Deutsche Mythologie
pp. 357-365
in: Carsten Rohde, Thorsten Valk, Mathias Mayer (eds), Faust-Handbuch, Stuttgart, Metzler, 2018Abstract
Der seit der Historia (1587) zirkulierende Faust-Stoff und vor allem die seit 1833 in zwei Teilen vorliegende Tragödie von Johann Wolfgang Goethe werden in der Zeit zwischen 1850 und 1945 zu einem vielfach ausgebeuteten Reservoir für heterogene Umgangsformen.
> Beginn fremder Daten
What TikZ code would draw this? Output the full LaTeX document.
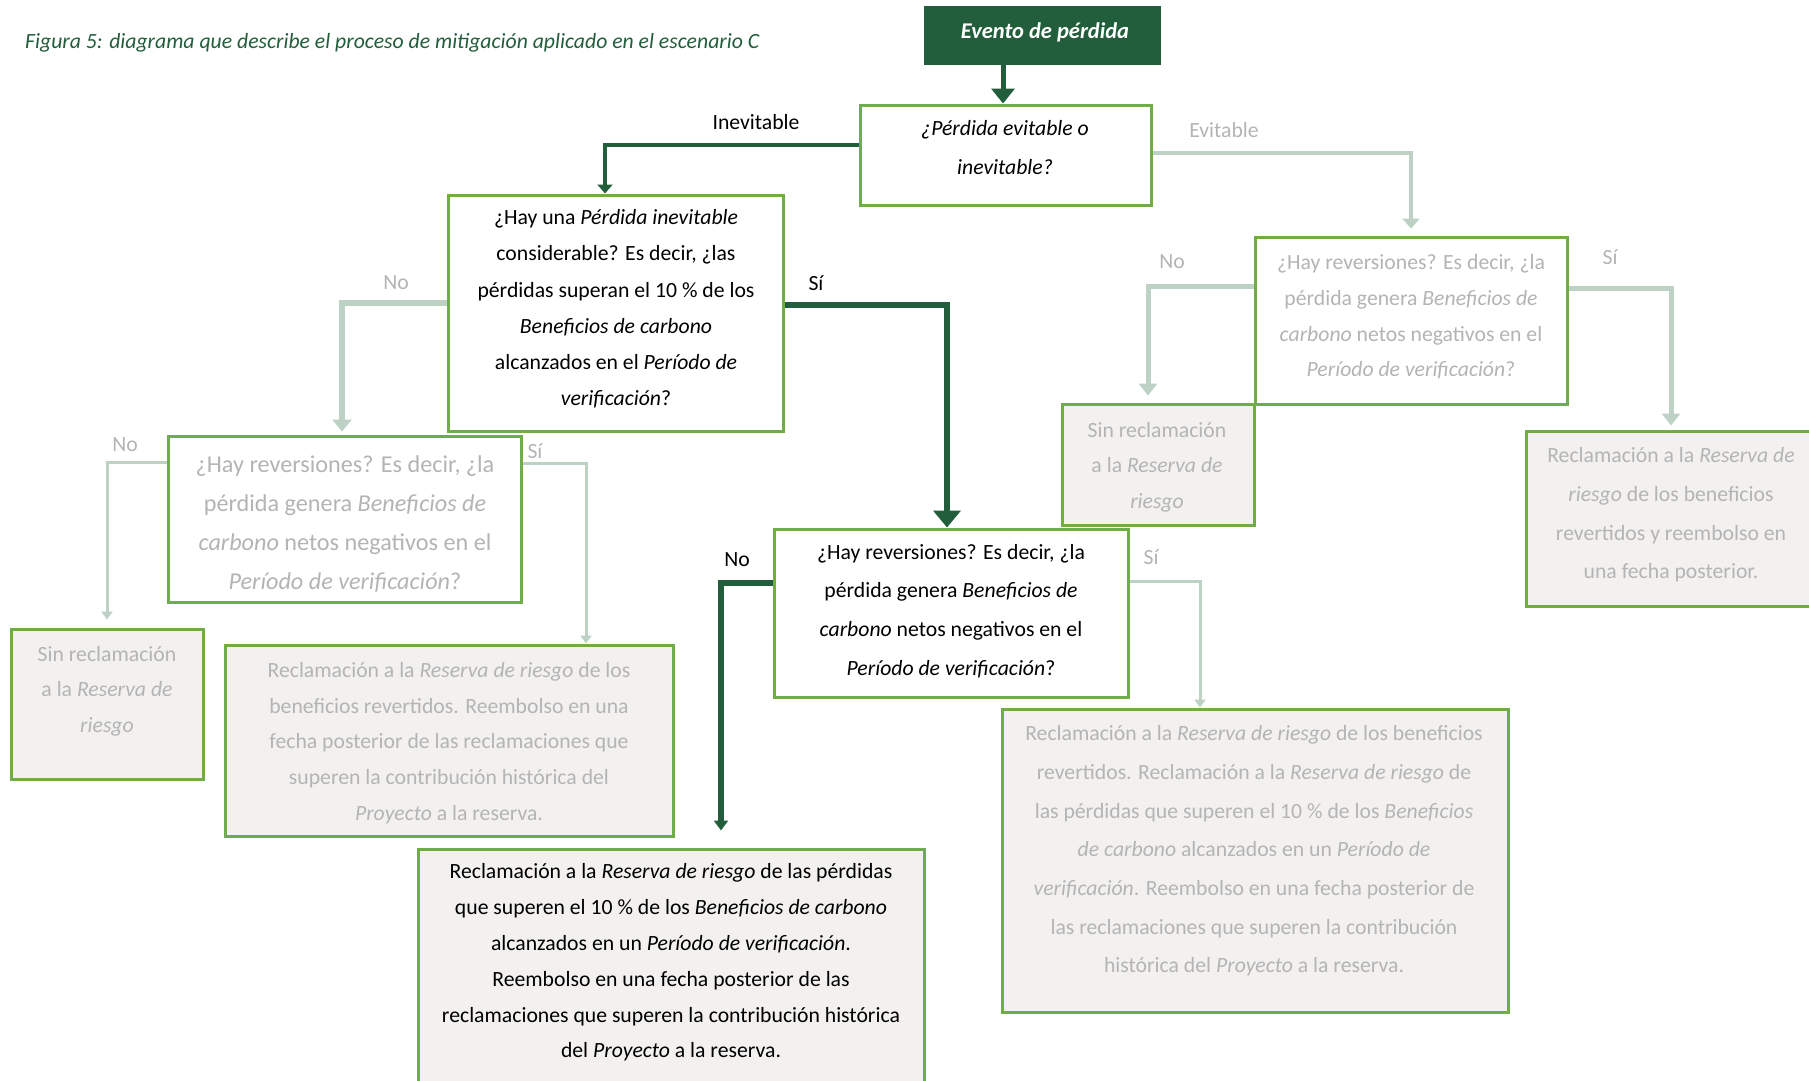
\documentclass[tikz,border=0pt]{standalone}
\usepackage{fontspec}
\setmainfont{Carlito}
\usetikzlibrary{arrows.meta}
\definecolor{dkgreen}{HTML}{225E3B}
\definecolor{bgreen}{HTML}{70AD47}
\definecolor{gcon}{HTML}{BDD2C5}
\definecolor{gtext}{HTML}{B4B4B4}
\definecolor{fgray}{HTML}{F2F1EF}
\tikzset{
  box/.style={draw=bgreen, line width=3pt, inner sep=0pt, rectangle},
  qbox/.style={box, fill=white},
  abox/.style={box, fill=fgray},
  txt/.style={align=center, inner sep=0pt, font=\fontsize{21.7}{#1}\selectfont},
  lbl/.style={inner sep=0pt, font=\fontsize{21.7}{26}\selectfont},
  dkline/.style={draw=dkgreen, line width=#1},
  gline/.style={draw=gcon, line width=#1},
}
\begin{document}
\begin{tikzpicture}[x=1pt,y=-1pt]
\clip (0,0) rectangle (1809,1080);
\fill[white] (0,0) rectangle (1809,1080);

% title
\node[anchor=west, inner sep=0pt, text=dkgreen, font=\fontsize{21.7}{24}\selectfont\itshape] (title) at (25,43)
  {Figura 5: diagrama que describe el proceso de mitigación aplicado en el escenario C};

% boxes
\node[rectangle, fill=dkgreen, minimum width=237, minimum height=59, inner sep=0pt] (ev) at (1042.5,35.5) {};
\node[txt=26, text=white, font=\fontsize{22.5}{26}\selectfont\bfseries\itshape] (evt) at (1045,32) {Evento de pérdida};

\node[qbox, minimum width=291, minimum height=100] (q1) at (1005.5,155) {};
\node[txt=39, font=\fontsize{21.7}{39}\selectfont\itshape] (q1t) at (1005,148) {¿Pérdida evitable o\\inevitable?};

\node[qbox, minimum width=335, minimum height=236] (q2) at (615.5,313) {};
\node[txt=36.2] (q2t) at (616,309) {¿Hay una \textit{Pérdida inevitable}\\considerable? Es decir, ¿las\\pérdidas superan el 10~\% de los\\\textit{Beneficios de carbono}\\alcanzados en el \textit{Período de}\\\textit{verificación}?};

\node[qbox, minimum width=312, minimum height=167] (q3) at (1411,320.5) {};
\node[txt=35.7, text=gtext] (q3t) at (1411,317) {¿Hay reversiones? Es decir, ¿la\\pérdida genera \textit{Beneficios de}\\\textit{carbono} netos negativos en el\\\textit{Período de verificación}?};

\node[qbox, minimum width=354, minimum height=168] (q4) at (951,613) {};
\node[txt=38.7] (q4t) at (951,611) {¿Hay reversiones? Es decir, ¿la\\pérdida genera \textit{Beneficios de}\\\textit{carbono} netos negativos en el\\\textit{Período de verificación}?};

\node[qbox, minimum width=353, minimum height=166] (q5) at (344.5,519) {};
\node[align=center, inner sep=0pt, font=\fontsize{24.2}{39.3}\selectfont, text=gtext] (q5t) at (345,524) {¿Hay reversiones? Es decir, ¿la\\pérdida genera \textit{Beneficios de}\\\textit{carbono} netos negativos en el\\\textit{Período de verificación}?};

\node[abox, minimum width=192, minimum height=150] (s1) at (107,704) {};
\node[txt=35.5, text=gtext] (s1t) at (107,691) {Sin reclamación\\a la \textit{Reserva de}\\\textit{riesgo}};

\node[abox, minimum width=448, minimum height=191] (r2) at (449,740.5) {};
\node[txt=35.75, text=gtext] (r2t) at (449,743) {Reclamación a la \textit{Reserva de riesgo} de los\\beneficios revertidos. Reembolso en una\\fecha posterior de las reclamaciones que\\superen la contribución histórica del\\\textit{Proyecto} a la reserva.};

\node[abox, minimum width=192, minimum height=121] (s2) at (1158,464.5) {};
\node[txt=35.5, text=gtext] (s2t) at (1157,467) {Sin reclamación\\a la \textit{Reserva de}\\\textit{riesgo}};

\node[abox, minimum width=290, minimum height=175] (r4) at (1671,518.5) {};
\node[txt=38.7, text=gtext] (r4t) at (1671,515) {Reclamación a la \textit{Reserva de}\\\textit{riesgo} de los beneficios\\revertidos y reembolso en\\una fecha posterior.};

\node[abox, minimum width=506, minimum height=303] (r3) at (1255,860.5) {};
\node[txt=38.7, text=gtext] (r3t) at (1254,851) {Reclamación a la \textit{Reserva de riesgo} de los beneficios\\revertidos. Reclamación a la \textit{Reserva de riesgo} de\\las pérdidas que superen el 10~\% de los \textit{Beneficios}\\\textit{de carbono} alcanzados en un \textit{Período de}\\\textit{verificación}. Reembolso en una fecha posterior de\\las reclamaciones que superen la contribución\\histórica del \textit{Proyecto} a la reserva.};

\node[abox, minimum width=506, minimum height=251] (fin) at (671,974.5) {};
\node[txt=35.8] (fint) at (671,962.5) {Reclamación a la \textit{Reserva de riesgo} de las pérdidas\\que superen el 10~\% de los \textit{Beneficios de carbono}\\alcanzados en un \textit{Período de verificación}.\\Reembolso en una fecha posterior de las\\reclamaciones que superen la contribución histórica\\del \textit{Proyecto} a la reserva.};

% labels
\node[lbl] (lInev) at (756,122) {Inevitable};
\node[lbl, text=gtext] (lEvit) at (1224,130) {Evitable};
\node[lbl] (lq2si) at (816,283) {Sí};
\node[lbl, text=gtext] (lq2no) at (396,283) {No};
\node[lbl, text=gtext] (lq5no) at (125,445) {No};
\node[lbl, text=gtext] (lq5si) at (535,451) {Sí};
\node[lbl] (lq4no) at (737,560) {No};
\node[lbl, text=gtext] (lq4si) at (1151,557) {Sí};
\node[lbl, text=gtext] (lq3no) at (1172,262) {No};
\node[lbl, text=gtext] (lq3si) at (1610,257) {Sí};

% connectors
\draw[dkline=5pt, -{Triangle[width=23pt 0 0, length=15pt 0 0]}] (1003,0 |- ev.south) -- (1003,0 |- q1.north);
\draw[dkline=4.5pt, -{Triangle[width=15pt 0 0, length=9pt 0 0]}] (q1.west |- 0,145) -| (605,0 |- q2.north);
\draw[gline=4.5pt, -{Triangle[width=17pt 0 0, length=10pt 0 0]}, shorten >=7pt] (q1.east |- 0,153) -| (1411,0 |- q3.north);
\draw[dkline=6pt, -{Triangle[width=27pt 0 0, length=17pt 0 0]}] (q2.east |- 0,305) -| (947,0 |- q4.north);
\draw[gline=6pt, -{Triangle[width=19pt 0 0, length=12pt 0 0]}, shorten >=3pt] (q2.west |- 0,303) -| (342,0 |- q5.north);
\draw[gline=3pt, -{Triangle[width=11pt 0 0, length=8pt 0 0]}, shorten >=8pt] (q5.west |- 0,462) -| (107,0 |- s1.north);
\draw[gline=3pt, -{Triangle[width=11pt 0 0, length=8pt 0 0]}] (q5.east |- 0,463) -| (586,0 |- r2.north);
\draw[dkline=6pt, -{Triangle[width=14pt 0 0, length=10pt 0 0]}, shorten >=17pt] (q4.west |- 0,583) -| (721,0 |- fin.north);
\draw[gline=3pt, -{Triangle[width=11pt 0 0, length=8pt 0 0]}] (q4.east |- 0,581) -| (1200,0 |- r3.north);
\draw[gline=5pt, -{Triangle[width=18pt 0 0, length=12pt 0 0]}, shorten >=7pt] (q3.west |- 0,286) -| (1148,0 |- s2.north);
\draw[gline=5pt, -{Triangle[width=18pt 0 0, length=12pt 0 0]}, shorten >=4pt] (q3.east |- 0,288) -| (1671,0 |- r4.north);
\end{tikzpicture}
\end{document}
Von ihren literarischen Gestaltungen in konkreten Texten abgelöst, machen die Überlieferungsstränge und ihre Figuren rezeptionsgeschichtliche Karrieren und avancieren im Verlauf weltanschaulich-ideologischer Entgrenzungen zu evaluativ besetzten Chiffren umfassender Kultur- und Welterklärung: Zu einer »tiefsinnig allegorischen Sage« bzw. zu einem »durchaus vaterländischen Mythus« (so schon Horn 1820, 51) erklärt, erscheinen Faust-Darstellungen und -Interpretationen in geistes- und kulturgeschichtlichen Diskursen über die Konditionen modernen Denkens und Handelns ebenso wie in weltanschaulich-ideologischen Deutungskämpfen um das Wesen des ›deutschen Menschen‹; als solche bilden sie unterschiedlich besetzbare und zu deutende Topoi einer in verschiedenen Spielarten verbreiteten ›Deutschen Mythologie‹.